------ Dataset section

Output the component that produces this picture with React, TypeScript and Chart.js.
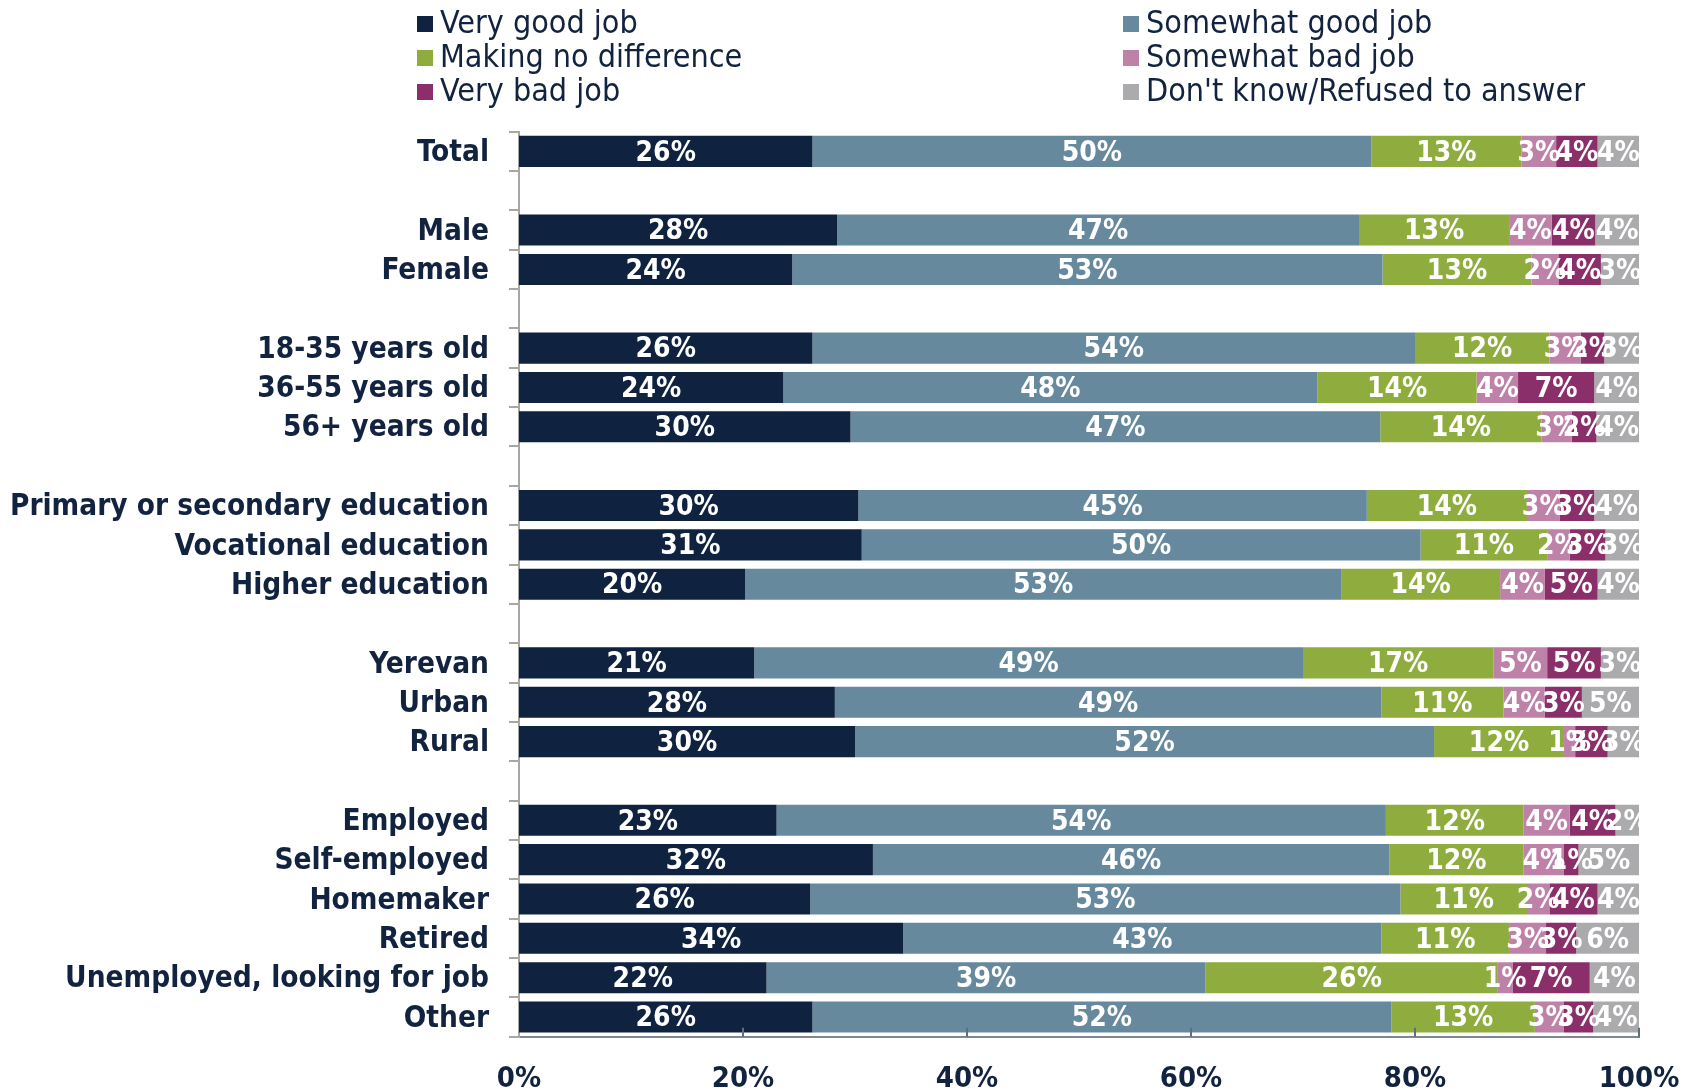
import React, { useEffect, useRef } from "react";
import { Chart, registerables } from "chart.js";

Chart.register(...registerables);

const categories = [
  "Total", "",
  "Male", "Female", "",
  "18-35 years old", "36-55 years old", "56+ years old", "",
  "Primary or secondary education", "Vocational education", "Higher education", "",
  "Yerevan", "Urban", "Rural", "",
  "Employed", "Self-employed", "Homemaker", "Retired", "Unemployed, looking for job", "Other",
];

const seriesNames = [
  "Very good job",
  "Somewhat good job",
  "Making no difference",
  "Somewhat bad job",
  "Very bad job",
  "Don't know/Refused to answer",
];

const veryGood = [26.2, null, 28.4, 24.4, null, 26.2, 23.6, 29.6, null, 30.3, 30.6, 20.2, null, 21.0, 28.2, 30.0, null, 23.0, 31.6, 26.0, 34.3, 22.1, 26.2];
const somewhatGood = [49.9, null, 46.6, 52.7, null, 53.8, 47.7, 47.3, null, 45.4, 49.9, 53.2, null, 49.0, 48.8, 51.7, null, 54.4, 46.1, 52.7, 42.7, 39.2, 51.7];
const noDifference = [13.4, null, 13.4, 13.3, null, 12.0, 14.2, 14.4, null, 14.3, 11.3, 14.2, null, 17.0, 10.9, 11.6, null, 12.3, 12.0, 11.3, 11.4, 26.1, 12.8];
const somewhatBad = [3.1, null, 3.8, 2.4, null, 2.8, 3.7, 2.7, null, 2.9, 2.0, 4.0, null, 4.8, 3.7, 1.0, null, 4.1, 3.6, 2.0, 3.3, 1.3, 2.6];
const veryBad = [3.7, null, 3.9, 3.8, null, 2.1, 6.8, 2.2, null, 3.1, 3.2, 4.7, null, 4.8, 3.3, 2.9, null, 4.1, 1.3, 4.3, 2.7, 6.9, 2.6];
const dontKnow = [3.7, null, 3.9, 3.4, null, 3.1, 4.0, 3.8, null, 4.0, 3.0, 3.7, null, 3.4, 5.1, 2.8, null, 2.1, 5.4, 3.7, 5.6, 4.4, 4.1];

const xTicks = [0, 20, 40, 60, 80, 100];

const colors = ["#0F223F", "#67899E", "#8FAD3E", "#BE82A9", "#8B2F6B", "#ABABAD"];
const TEXT = "#12233F";
const FONT = '"DejaVu Sans Condensed", "DejaVu Sans", sans-serif';

const legendPlugin = {
  id: "twoColLegend",
  afterDraw(chart: any) {
    const ctx = chart.ctx;
    const cols = [417, 1123];
    const rows = [24, 58, 92];
    ctx.save();
    ctx.font = `32px ${FONT}`;
    ctx.textBaseline = "middle";
    ctx.textAlign = "left";
    chart.data.datasets.forEach((ds: any, i: number) => {
      const cx = cols[i % 2];
      const cy = rows[Math.floor(i / 2)];
      ctx.fillStyle = ds.backgroundColor;
      ctx.fillRect(cx, cy - 8, 16, 16);
      ctx.fillStyle = TEXT;
      ctx.fillText(ds.label, cx + 23, cy + 1);
    });
    ctx.restore();
  },
};

const labelPlugin = {
  id: "segLabels",
  afterDatasetsDraw(chart: any) {
    const ctx = chart.ctx;
    ctx.save();
    ctx.font = `bold 28px ${FONT}`;
    ctx.fillStyle = "#FFFFFF";
    ctx.textAlign = "center";
    ctx.textBaseline = "middle";
    chart.data.datasets.forEach((ds: any, i: number) => {
      const meta = chart.getDatasetMeta(i);
      meta.data.forEach((el: any, j: number) => {
        const v = ds.data[j];
        if (v == null) return;
        const cx = (el.x + el.base) / 2;
        ctx.fillText(`${Math.round(v)}%`, cx, el.y + 2);
      });
    });
    ctx.restore();
  },
};

const xTickPlugin = {
  id: "innerXTicks",
  afterDraw(chart: any) {
    const ctx = chart.ctx;
    const xs = chart.scales.x;
    const bottom = chart.chartArea.bottom;
    ctx.save();
    ctx.strokeStyle = "#5E6E7E";
    ctx.lineWidth = 2;
    xTicks.forEach((v) => {
      if (v === 0) return;
      const x = Math.round(xs.getPixelForValue(v));
      ctx.beginPath();
      ctx.moveTo(x, bottom);
      ctx.lineTo(x, bottom - 9);
      ctx.stroke();
    });
    ctx.restore();
  },
};

export default function App() {
  const ref = useRef<HTMLCanvasElement | null>(null);
  useEffect(() => {
    if (!ref.current) return;
    const series = [veryGood, somewhatGood, noDifference, somewhatBad, veryBad, dontKnow];
    const chart = new Chart(ref.current, {
      type: "bar",
      data: {
        labels: categories,
        datasets: series.map((d, i) => ({
          label: seriesNames[i],
          data: d,
          backgroundColor: colors[i],
          borderWidth: 0,
          barPercentage: 0.79,
          categoryPercentage: 1,
        })),
      },
      options: {
        indexAxis: "y",
        animation: false,
        responsive: false,
        maintainAspectRatio: false,
        devicePixelRatio: 1,
        layout: { padding: { top: 131.7, right: 54, bottom: 0, left: 0 } },
        plugins: { legend: { display: false }, tooltip: { enabled: false } },
        scales: {
          x: {
            stacked: true,
            min: 0,
            max: 100,
            afterFit: (s: any) => {
              s.height = 53.3;
              s.paddingLeft = 0;
              s.paddingRight = 0;
            },
            afterBuildTicks: (s: any) => { s.ticks = xTicks.map((v) => ({ value: v })); },
            ticks: {
              callback: (v: any) => `${v}%`,
              color: TEXT,
              font: { family: FONT, size: 29, weight: "bold" },
              padding: 25,
              maxRotation: 0,
            },
            grid: { display: false, drawTicks: false },
            border: { display: true, color: "#7D8894", width: 2 },
          },
          y: {
            stacked: true,
            afterFit: (s: any) => {
              s.width = 519;
              s.paddingTop = 0;
              s.paddingBottom = 0;
            },
            ticks: {
              color: TEXT,
              font: { family: FONT, size: 29.5, weight: "bold" },
              padding: 20,
              labelOffset: 2,
              autoSkip: false,
            },
            grid: { display: true, drawOnChartArea: false, drawTicks: true, tickLength: 10, color: "#A6A6A6", lineWidth: 2 },
            border: { display: true, color: "#A6A6A6", width: 2 },
          },
        },
      },
      plugins: [legendPlugin, labelPlugin, xTickPlugin],
    });
    return () => chart.destroy();
  }, []);
  return (
    <div style={{ position: "absolute", left: 0, top: 0, width: 1693, height: 1090, background: "#fff" }}>
      <canvas ref={ref} width={1693} height={1090} style={{ width: 1693, height: 1090 }} />
    </div>
  );
}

------------

Please write out all of the material above without changing a word, and omit any pictures.

__The reply__:
Output the component that produces this picture with React, TypeScript and Chart.js.
import React, { useEffect, useRef } from "react";
import { Chart, registerables } from "chart.js";

Chart.register(...registerables);

const categories = [
  "Total", "",
  "Male", "Female", "",
  "18-35 years old", "36-55 years old", "56+ years old", "",
  "Primary or secondary education", "Vocational education", "Higher education", "",
  "Yerevan", "Urban", "Rural", "",
  "Employed", "Self-employed", "Homemaker", "Retired", "Unemployed, looking for job", "Other",
];

const seriesNames = [
  "Very good job",
  "Somewhat good job",
  "Making no difference",
  "Somewhat bad job",
  "Very bad job",
  "Don't know/Refused to answer",
];

const veryGood = [26.2, null, 28.4, 24.4, null, 26.2, 23.6, 29.6, null, 30.3, 30.6, 20.2, null, 21.0, 28.2, 30.0, null, 23.0, 31.6, 26.0, 34.3, 22.1, 26.2];
const somewhatGood = [49.9, null, 46.6, 52.7, null, 53.8, 47.7, 47.3, null, 45.4, 49.9, 53.2, null, 49.0, 48.8, 51.7, null, 54.4, 46.1, 52.7, 42.7, 39.2, 51.7];
const noDifference = [13.4, null, 13.4, 13.3, null, 12.0, 14.2, 14.4, null, 14.3, 11.3, 14.2, null, 17.0, 10.9, 11.6, null, 12.3, 12.0, 11.3, 11.4, 26.1, 12.8];
const somewhatBad = [3.1, null, 3.8, 2.4, null, 2.8, 3.7, 2.7, null, 2.9, 2.0, 4.0, null, 4.8, 3.7, 1.0, null, 4.1, 3.6, 2.0, 3.3, 1.3, 2.6];
const veryBad = [3.7, null, 3.9, 3.8, null, 2.1, 6.8, 2.2, null, 3.1, 3.2, 4.7, null, 4.8, 3.3, 2.9, null, 4.1, 1.3, 4.3, 2.7, 6.9, 2.6];
const dontKnow = [3.7, null, 3.9, 3.4, null, 3.1, 4.0, 3.8, null, 4.0, 3.0, 3.7, null, 3.4, 5.1, 2.8, null, 2.1, 5.4, 3.7, 5.6, 4.4, 4.1];

const xTicks = [0, 20, 40, 60, 80, 100];

const colors = ["#0F223F", "#67899E", "#8FAD3E", "#BE82A9", "#8B2F6B", "#ABABAD"];
const TEXT = "#12233F";
const FONT = '"DejaVu Sans Condensed", "DejaVu Sans", sans-serif';

const legendPlugin = {
  id: "twoColLegend",
  afterDraw(chart: any) {
    const ctx = chart.ctx;
    const cols = [417, 1123];
    const rows = [24, 58, 92];
    ctx.save();
    ctx.font = `32px ${FONT}`;
    ctx.textBaseline = "middle";
    ctx.textAlign = "left";
    chart.data.datasets.forEach((ds: any, i: number) => {
      const cx = cols[i % 2];
      const cy = rows[Math.floor(i / 2)];
      ctx.fillStyle = ds.backgroundColor;
      ctx.fillRect(cx, cy - 8, 16, 16);
      ctx.fillStyle = TEXT;
      ctx.fillText(ds.label, cx + 23, cy + 1);
    });
    ctx.restore();
  },
};

const labelPlugin = {
  id: "segLabels",
  afterDatasetsDraw(chart: any) {
    const ctx = chart.ctx;
    ctx.save();
    ctx.font = `bold 28px ${FONT}`;
    ctx.fillStyle = "#FFFFFF";
    ctx.textAlign = "center";
    ctx.textBaseline = "middle";
    chart.data.datasets.forEach((ds: any, i: number) => {
      const meta = chart.getDatasetMeta(i);
      meta.data.forEach((el: any, j: number) => {
        const v = ds.data[j];
        if (v == null) return;
        const cx = (el.x + el.base) / 2;
        ctx.fillText(`${Math.round(v)}%`, cx, el.y + 2);
      });
    });
    ctx.restore();
  },
};

const xTickPlugin = {
  id: "innerXTicks",
  afterDraw(chart: any) {
    const ctx = chart.ctx;
    const xs = chart.scales.x;
    const bottom = chart.chartArea.bottom;
    ctx.save();
    ctx.strokeStyle = "#5E6E7E";
    ctx.lineWidth = 2;
    xTicks.forEach((v) => {
      if (v === 0) return;
      const x = Math.round(xs.getPixelForValue(v));
      ctx.beginPath();
      ctx.moveTo(x, bottom);
      ctx.lineTo(x, bottom - 9);
      ctx.stroke();
    });
    ctx.restore();
  },
};

export default function App() {
  const ref = useRef<HTMLCanvasElement | null>(null);
  useEffect(() => {
    if (!ref.current) return;
    const series = [veryGood, somewhatGood, noDifference, somewhatBad, veryBad, dontKnow];
    const chart = new Chart(ref.current, {
      type: "bar",
      data: {
        labels: categories,
        datasets: series.map((d, i) => ({
          label: seriesNames[i],
          data: d,
          backgroundColor: colors[i],
          borderWidth: 0,
          barPercentage: 0.79,
          categoryPercentage: 1,
        })),
      },
      options: {
        indexAxis: "y",
        animation: false,
        responsive: false,
        maintainAspectRatio: false,
        devicePixelRatio: 1,
        layout: { padding: { top: 131.7, right: 54, bottom: 0, left: 0 } },
        plugins: { legend: { display: false }, tooltip: { enabled: false } },
        scales: {
          x: {
            stacked: true,
            min: 0,
            max: 100,
            afterFit: (s: any) => {
              s.height = 53.3;
              s.paddingLeft = 0;
              s.paddingRight = 0;
            },
            afterBuildTicks: (s: any) => { s.ticks = xTicks.map((v) => ({ value: v })); },
            ticks: {
              callback: (v: any) => `${v}%`,
              color: TEXT,
              font: { family: FONT, size: 29, weight: "bold" },
              padding: 25,
              maxRotation: 0,
            },
            grid: { display: false, drawTicks: false },
            border: { display: true, color: "#7D8894", width: 2 },
          },
          y: {
            stacked: true,
            afterFit: (s: any) => {
              s.width = 519;
              s.paddingTop = 0;
              s.paddingBottom = 0;
            },
            ticks: {
              color: TEXT,
              font: { family: FONT, size: 29.5, weight: "bold" },
              padding: 20,
              labelOffset: 2,
              autoSkip: false,
            },
            grid: { display: true, drawOnChartArea: false, drawTicks: true, tickLength: 10, color: "#A6A6A6", lineWidth: 2 },
            border: { display: true, color: "#A6A6A6", width: 2 },
          },
        },
      },
      plugins: [legendPlugin, labelPlugin, xTickPlugin],
    });
    return () => chart.destroy();
  }, []);
  return (
    <div style={{ position: "absolute", left: 0, top: 0, width: 1693, height: 1090, background: "#fff" }}>
      <canvas ref={ref} width={1693} height={1090} style={{ width: 1693, height: 1090 }} />
    </div>
  );
}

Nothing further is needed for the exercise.